Nit-picking over cheating in golf is asking too much perfection from ordinary mortals. Golfers may portray the game as one played among gentlemen, but it is not the only transactional situation involving people where satisfaction rests heavily on honesty.
Even the "uglier" sports do not provide a good night's sleep if one's conscience is relentlessly chased by incidences of unexposed cheating. In other words, conscience is a by-product of character and not of sporting preference.
Alvarez may have cheated in a little game of golf, but so have so many others in their own endeavors, many of them far less sporting than a friendly game. Yet they inhabit every nook and cranny of society without so much as attracting a whimper of complaint.
As we are willing to honeymoon with President Noynoy Aquino, so should we honeymoon with his retinue.
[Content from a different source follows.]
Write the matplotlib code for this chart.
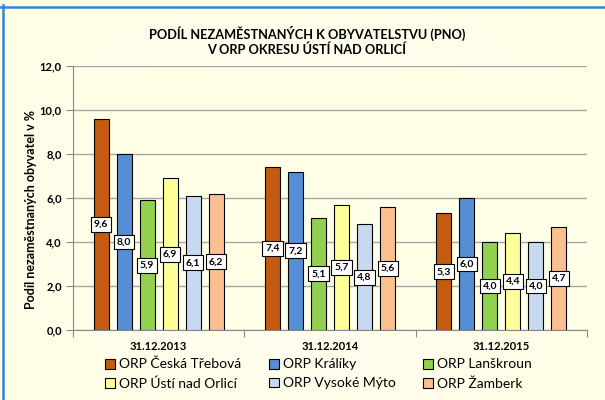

Alvarez deserves the same chance we are all willing to give Noynoy to prove himself within a certain reasonable period of time.
For there is no such thing as being squeaky clean in an otherwise sinful environment as the imperfect world we live in. Indeed, if we have to truly push the envelope, everybody is a cheat, in the sense that we must have cheated at least once in our lives.
Cheating can come in many forms. The more reprehensible are the serious ones, as in cheating in elections or stealing from the public coffers. The more innocuous ones may take the form of beating someone else to a line, or stealing glances at a half-exposed bosom in a jeep.
Even not telling the father confessor all your sins is cheating, which is in fact more serious than cheating in a round of golf as you are trying to cheat God himself instead of the priest, who is merely God's agent.
Now, pray tell, who among those calling for the head of Alvarez have not tried a little cheating themselves? There is no such thing as a perfect world. We can only struggle mightily to approximate some of its conditions. Let Alvarez prove himself beyond a golf scorecard.